> **What you are asked to do**:
Leave out the pictures and set down exactly the lines from the start of the listing through the one with "18.0, 18.3, 3.7, -17.7]", both included.

> **Stored data**:
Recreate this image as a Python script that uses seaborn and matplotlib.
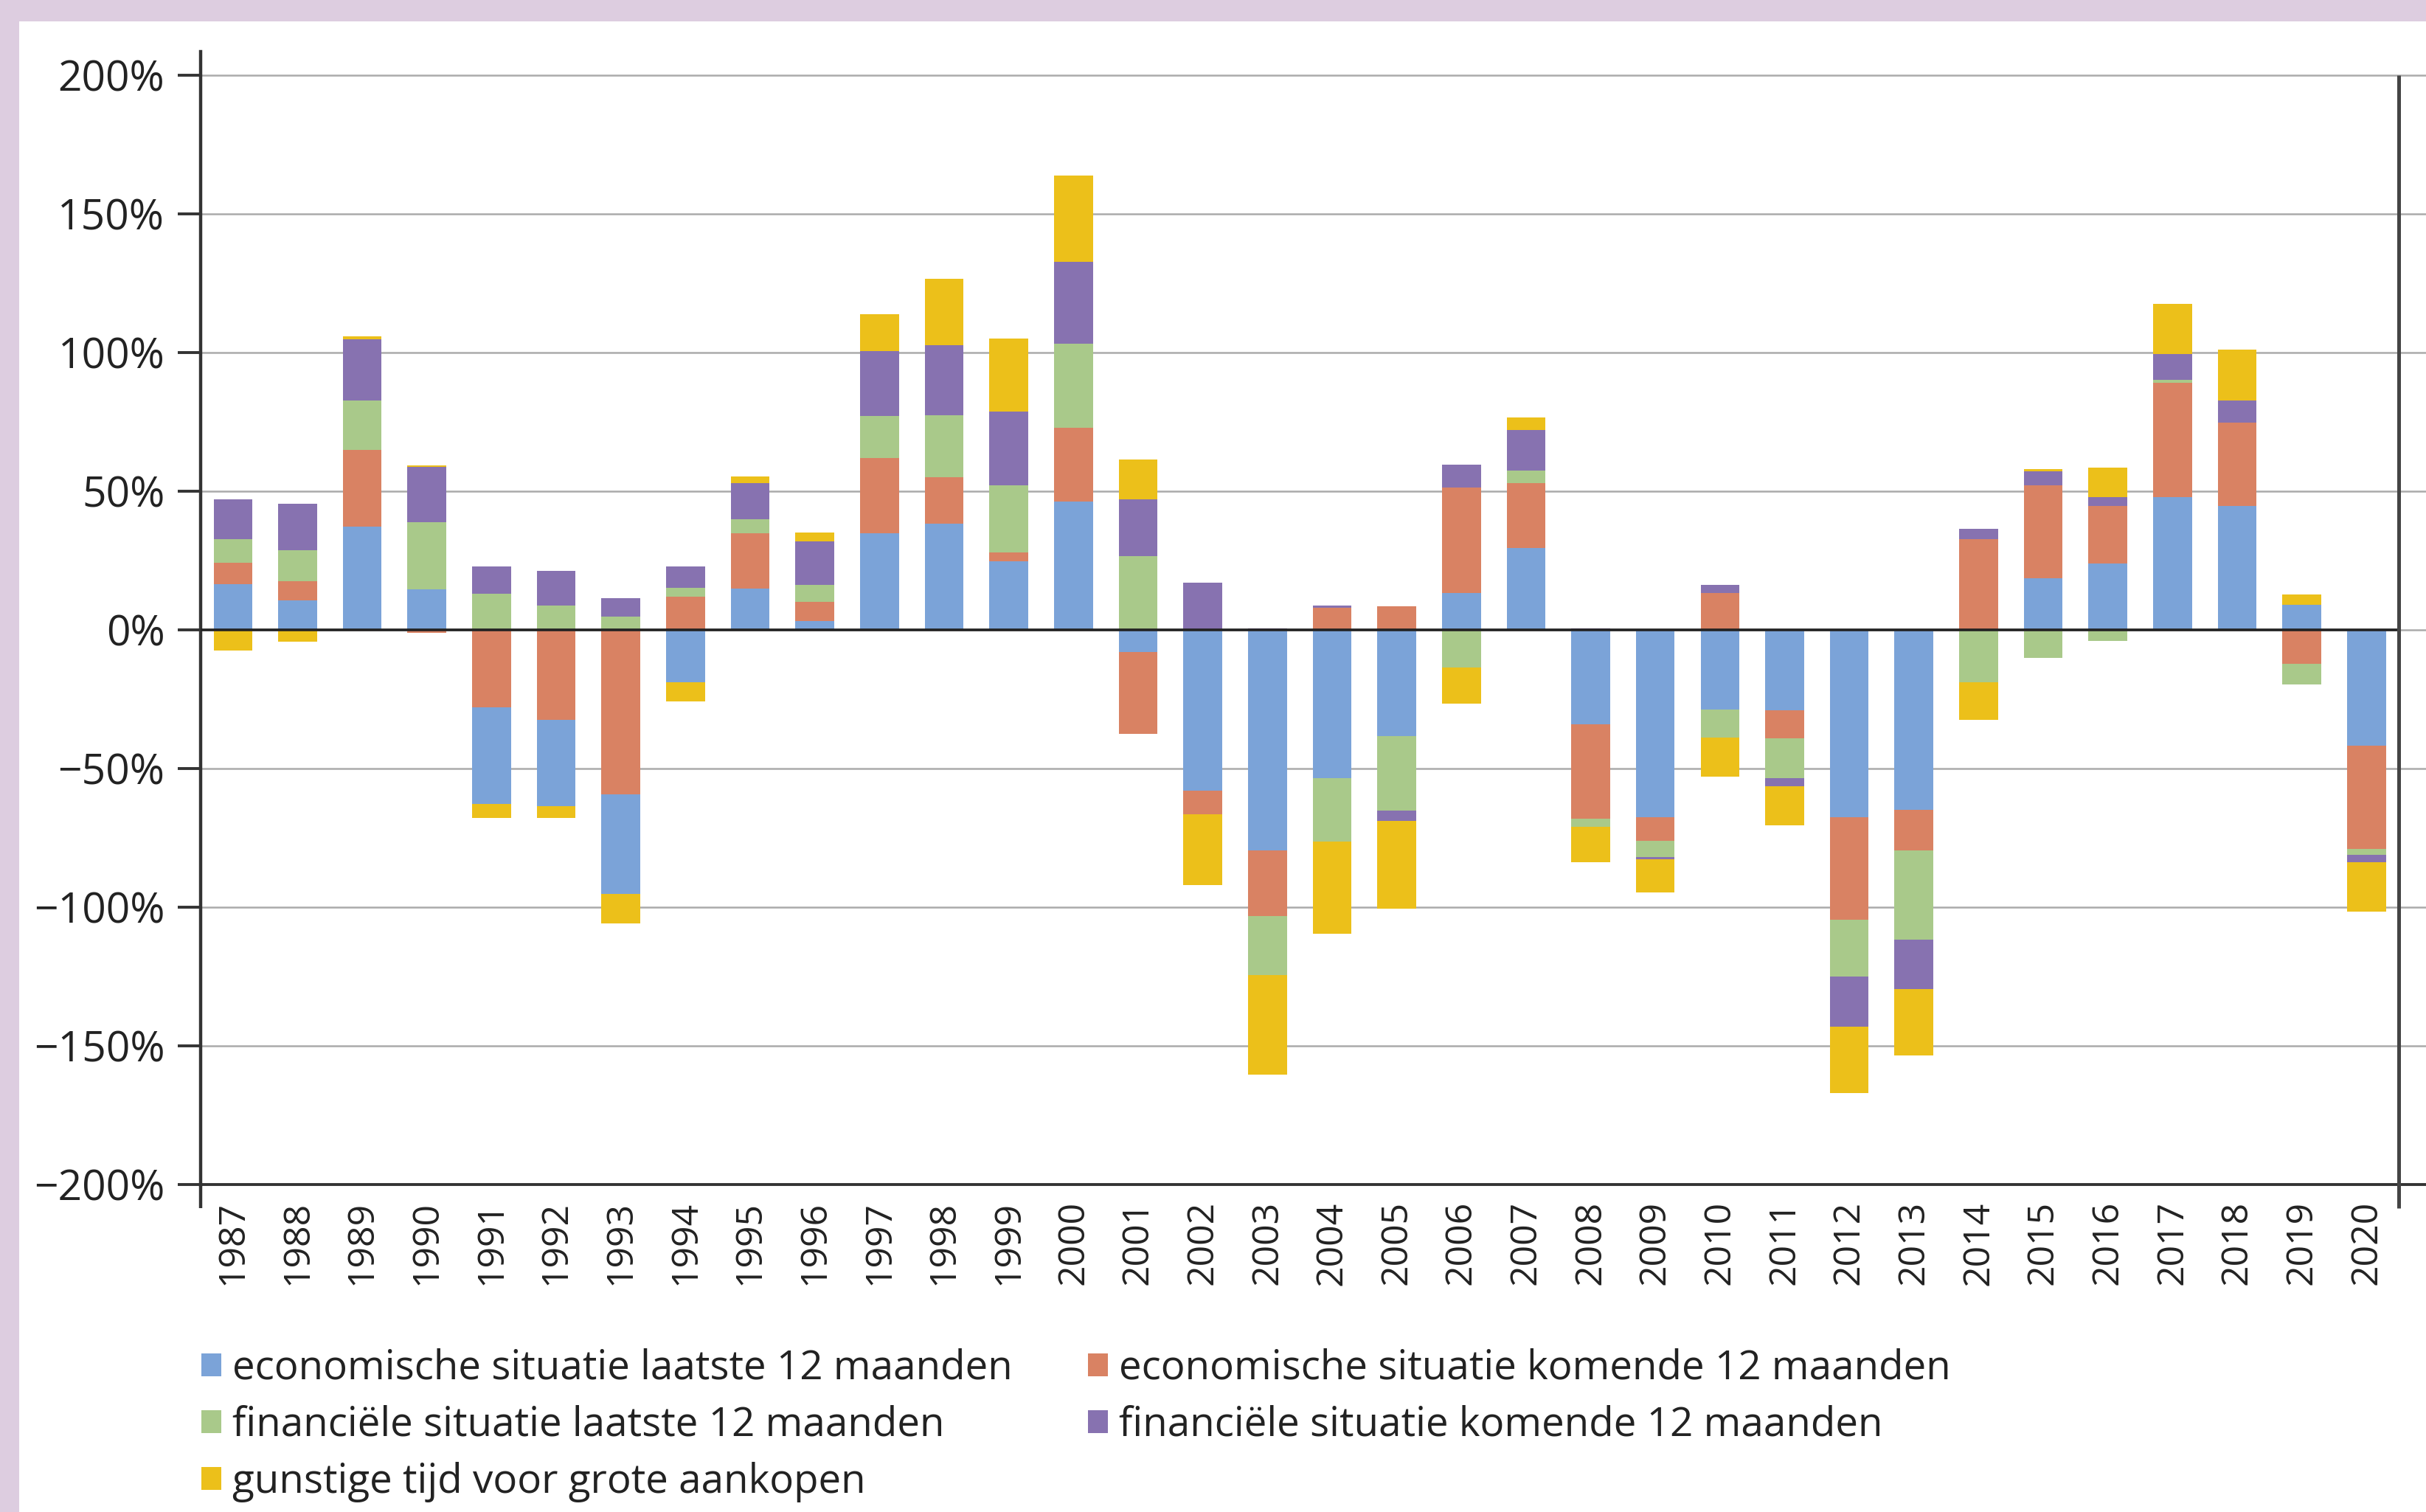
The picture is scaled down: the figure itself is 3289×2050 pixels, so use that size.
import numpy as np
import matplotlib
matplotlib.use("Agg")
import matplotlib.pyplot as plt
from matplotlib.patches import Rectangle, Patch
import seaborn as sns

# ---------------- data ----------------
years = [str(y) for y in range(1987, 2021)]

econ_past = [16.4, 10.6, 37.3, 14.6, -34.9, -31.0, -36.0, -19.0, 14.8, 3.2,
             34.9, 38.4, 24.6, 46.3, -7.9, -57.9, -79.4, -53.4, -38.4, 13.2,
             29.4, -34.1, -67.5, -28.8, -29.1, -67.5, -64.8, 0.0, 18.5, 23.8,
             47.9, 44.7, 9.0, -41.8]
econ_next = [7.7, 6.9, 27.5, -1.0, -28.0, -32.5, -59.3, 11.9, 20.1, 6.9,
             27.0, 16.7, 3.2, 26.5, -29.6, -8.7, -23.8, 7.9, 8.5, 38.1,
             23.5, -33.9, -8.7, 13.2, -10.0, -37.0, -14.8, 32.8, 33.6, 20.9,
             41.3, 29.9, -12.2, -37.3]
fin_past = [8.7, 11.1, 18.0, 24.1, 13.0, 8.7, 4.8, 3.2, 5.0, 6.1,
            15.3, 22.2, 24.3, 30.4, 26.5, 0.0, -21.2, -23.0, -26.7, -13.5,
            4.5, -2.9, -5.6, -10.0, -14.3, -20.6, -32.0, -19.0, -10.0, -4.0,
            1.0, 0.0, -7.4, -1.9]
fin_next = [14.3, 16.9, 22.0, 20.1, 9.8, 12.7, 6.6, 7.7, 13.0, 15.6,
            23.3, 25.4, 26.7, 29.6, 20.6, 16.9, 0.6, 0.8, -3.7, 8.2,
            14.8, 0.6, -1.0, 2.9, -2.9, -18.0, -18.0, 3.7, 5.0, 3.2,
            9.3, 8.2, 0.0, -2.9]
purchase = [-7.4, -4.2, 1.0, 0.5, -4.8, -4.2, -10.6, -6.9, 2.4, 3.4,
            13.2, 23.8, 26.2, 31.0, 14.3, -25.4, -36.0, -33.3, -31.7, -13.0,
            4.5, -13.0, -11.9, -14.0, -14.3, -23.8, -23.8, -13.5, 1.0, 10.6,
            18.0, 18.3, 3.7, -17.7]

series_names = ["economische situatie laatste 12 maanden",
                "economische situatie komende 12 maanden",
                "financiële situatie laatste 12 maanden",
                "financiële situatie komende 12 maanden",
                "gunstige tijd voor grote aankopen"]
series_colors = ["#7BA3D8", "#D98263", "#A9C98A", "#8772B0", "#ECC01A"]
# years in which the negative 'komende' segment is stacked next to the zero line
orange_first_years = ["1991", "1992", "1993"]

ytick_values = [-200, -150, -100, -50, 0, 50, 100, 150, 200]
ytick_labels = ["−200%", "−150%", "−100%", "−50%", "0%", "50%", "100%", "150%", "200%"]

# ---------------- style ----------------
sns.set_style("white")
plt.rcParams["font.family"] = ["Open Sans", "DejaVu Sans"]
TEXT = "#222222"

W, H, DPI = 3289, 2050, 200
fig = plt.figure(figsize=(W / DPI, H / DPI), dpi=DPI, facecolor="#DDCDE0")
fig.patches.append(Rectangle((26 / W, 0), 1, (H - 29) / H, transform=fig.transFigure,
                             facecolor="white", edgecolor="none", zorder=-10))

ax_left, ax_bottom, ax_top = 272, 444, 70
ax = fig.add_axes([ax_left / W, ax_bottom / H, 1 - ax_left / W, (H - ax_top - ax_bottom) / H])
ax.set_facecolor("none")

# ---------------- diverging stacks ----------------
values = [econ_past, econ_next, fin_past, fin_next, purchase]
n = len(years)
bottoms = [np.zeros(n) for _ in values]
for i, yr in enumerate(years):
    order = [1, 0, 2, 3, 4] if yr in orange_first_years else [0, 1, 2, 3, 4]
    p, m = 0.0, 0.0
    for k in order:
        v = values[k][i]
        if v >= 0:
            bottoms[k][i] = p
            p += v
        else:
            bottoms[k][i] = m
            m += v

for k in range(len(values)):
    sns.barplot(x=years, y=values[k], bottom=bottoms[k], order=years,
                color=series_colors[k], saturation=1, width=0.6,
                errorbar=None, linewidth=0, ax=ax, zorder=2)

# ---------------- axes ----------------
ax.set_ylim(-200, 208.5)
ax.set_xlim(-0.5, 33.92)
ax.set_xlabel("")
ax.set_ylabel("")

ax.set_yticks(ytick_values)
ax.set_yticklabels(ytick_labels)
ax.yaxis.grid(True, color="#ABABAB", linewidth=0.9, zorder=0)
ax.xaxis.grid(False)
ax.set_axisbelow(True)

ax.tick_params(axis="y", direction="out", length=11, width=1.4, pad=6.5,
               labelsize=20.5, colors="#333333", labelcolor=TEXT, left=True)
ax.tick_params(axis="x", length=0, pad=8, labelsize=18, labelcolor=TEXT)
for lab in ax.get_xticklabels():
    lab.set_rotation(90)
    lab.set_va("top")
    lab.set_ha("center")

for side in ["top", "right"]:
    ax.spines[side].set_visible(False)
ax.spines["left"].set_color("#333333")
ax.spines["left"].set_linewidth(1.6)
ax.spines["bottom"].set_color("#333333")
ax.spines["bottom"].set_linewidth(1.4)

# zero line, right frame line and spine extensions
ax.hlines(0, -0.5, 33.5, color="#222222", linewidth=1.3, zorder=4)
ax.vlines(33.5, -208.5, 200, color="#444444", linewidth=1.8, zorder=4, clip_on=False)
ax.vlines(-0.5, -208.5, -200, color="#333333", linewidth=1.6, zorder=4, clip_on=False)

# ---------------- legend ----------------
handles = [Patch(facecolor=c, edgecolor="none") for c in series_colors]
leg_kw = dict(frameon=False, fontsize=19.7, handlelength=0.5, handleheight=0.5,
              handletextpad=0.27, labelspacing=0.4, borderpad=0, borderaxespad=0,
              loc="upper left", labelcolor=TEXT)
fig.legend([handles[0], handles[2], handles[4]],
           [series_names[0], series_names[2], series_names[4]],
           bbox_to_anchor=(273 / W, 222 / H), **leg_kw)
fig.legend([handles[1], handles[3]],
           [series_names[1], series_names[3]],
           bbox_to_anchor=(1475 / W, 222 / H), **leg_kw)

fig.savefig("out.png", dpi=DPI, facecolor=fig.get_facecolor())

> **Written answer**:
Recreate this image as a Python script that uses seaborn and matplotlib.
The picture is scaled down: the figure itself is 3289×2050 pixels, so use that size.
import numpy as np
import matplotlib
matplotlib.use("Agg")
import matplotlib.pyplot as plt
from matplotlib.patches import Rectangle, Patch
import seaborn as sns

# ---------------- data ----------------
years = [str(y) for y in range(1987, 2021)]

econ_past = [16.4, 10.6, 37.3, 14.6, -34.9, -31.0, -36.0, -19.0, 14.8, 3.2,
             34.9, 38.4, 24.6, 46.3, -7.9, -57.9, -79.4, -53.4, -38.4, 13.2,
             29.4, -34.1, -67.5, -28.8, -29.1, -67.5, -64.8, 0.0, 18.5, 23.8,
             47.9, 44.7, 9.0, -41.8]
econ_next = [7.7, 6.9, 27.5, -1.0, -28.0, -32.5, -59.3, 11.9, 20.1, 6.9,
             27.0, 16.7, 3.2, 26.5, -29.6, -8.7, -23.8, 7.9, 8.5, 38.1,
             23.5, -33.9, -8.7, 13.2, -10.0, -37.0, -14.8, 32.8, 33.6, 20.9,
             41.3, 29.9, -12.2, -37.3]
fin_past = [8.7, 11.1, 18.0, 24.1, 13.0, 8.7, 4.8, 3.2, 5.0, 6.1,
            15.3, 22.2, 24.3, 30.4, 26.5, 0.0, -21.2, -23.0, -26.7, -13.5,
            4.5, -2.9, -5.6, -10.0, -14.3, -20.6, -32.0, -19.0, -10.0, -4.0,
            1.0, 0.0, -7.4, -1.9]
fin_next = [14.3, 16.9, 22.0, 20.1, 9.8, 12.7, 6.6, 7.7, 13.0, 15.6,
            23.3, 25.4, 26.7, 29.6, 20.6, 16.9, 0.6, 0.8, -3.7, 8.2,
            14.8, 0.6, -1.0, 2.9, -2.9, -18.0, -18.0, 3.7, 5.0, 3.2,
            9.3, 8.2, 0.0, -2.9]
purchase = [-7.4, -4.2, 1.0, 0.5, -4.8, -4.2, -10.6, -6.9, 2.4, 3.4,
            13.2, 23.8, 26.2, 31.0, 14.3, -25.4, -36.0, -33.3, -31.7, -13.0,
            4.5, -13.0, -11.9, -14.0, -14.3, -23.8, -23.8, -13.5, 1.0, 10.6,
            18.0, 18.3, 3.7, -17.7]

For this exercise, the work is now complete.